静電気イノベーションズ

静電気リスクアセスメント,ハザード同定,静電気対策のこと...

可燃性雰囲気形成ハザードの同定法

可燃性雰囲気でないかぎり着火しないので,可燃性雰囲気の有無の調査がハザード同定の第1段階である.何らかの可燃性物質を取り扱っているのであれば,これを放出源とした可燃性雰囲気の形成リスクが潜在すると考えてよい.可燃性雰囲気形成のハザード同定の流れは以下のとおりである.(手短に言えば,工程・作業空間の場所(区域)ごとに求まったExplosion group(着火性)とZone(形成頻度)によって可燃性雰囲気形成ハザードを同定する方法である.)

(1) 放出源の特定
(2) 着火性の調査
(3) 実際の工程・作業空間に可燃性雰囲気が形成される可能性とその範囲を調査
(4) 実際の工程・作業空間に可燃性雰囲気が形成される頻度を調査

(1)では網羅的に取り扱う可燃性物質を洗い出し,可燃性雰囲気形成の放出源となりうる可燃性物質とその可燃性物質が存在する場所を特定する.(2)ではそれらの可燃性物質の静電気による着火性を調査する.(3)では,(1), (2)から実際に現場で静電気放電によって着火可能な可燃性雰囲気が形成しうるかを調査し,可燃性雰囲気が拡がる範囲を調査する.(4)では,可燃性雰囲気が形成される頻度を推定する.以上の手順で可燃性雰囲気形成ハザードが同定される.
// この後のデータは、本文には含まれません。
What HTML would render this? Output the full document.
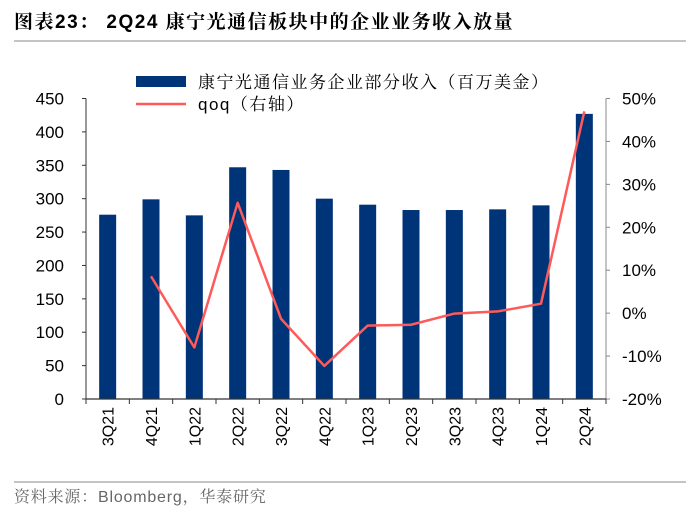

次に,これらをもとに,可燃性雰囲気の着火性をExplosion group(ガス・蒸気および粉じん: IIA, IIB, IICおよびIII)を用いてクラス分けする.なお,ガス・蒸気と粉じんとのハイブリッド可燃性雰囲気では危険側となるガス・蒸気可燃性雰囲気と同等にする.さらに,可燃性雰囲気の形成頻度はZoneを用いて同定された可燃性雰囲気をクラス分けする.たとえば,図14.1に示すように,場所ごとにExplosion groupとZoneを同定することになる.この2つのクラス分けの組合せ(表3.4)によって,工程・作業空間の場所(区域)ごとに可燃性雰囲気形成のハザードレベルが決定され,可燃性雰囲気形成ハザードを同定している.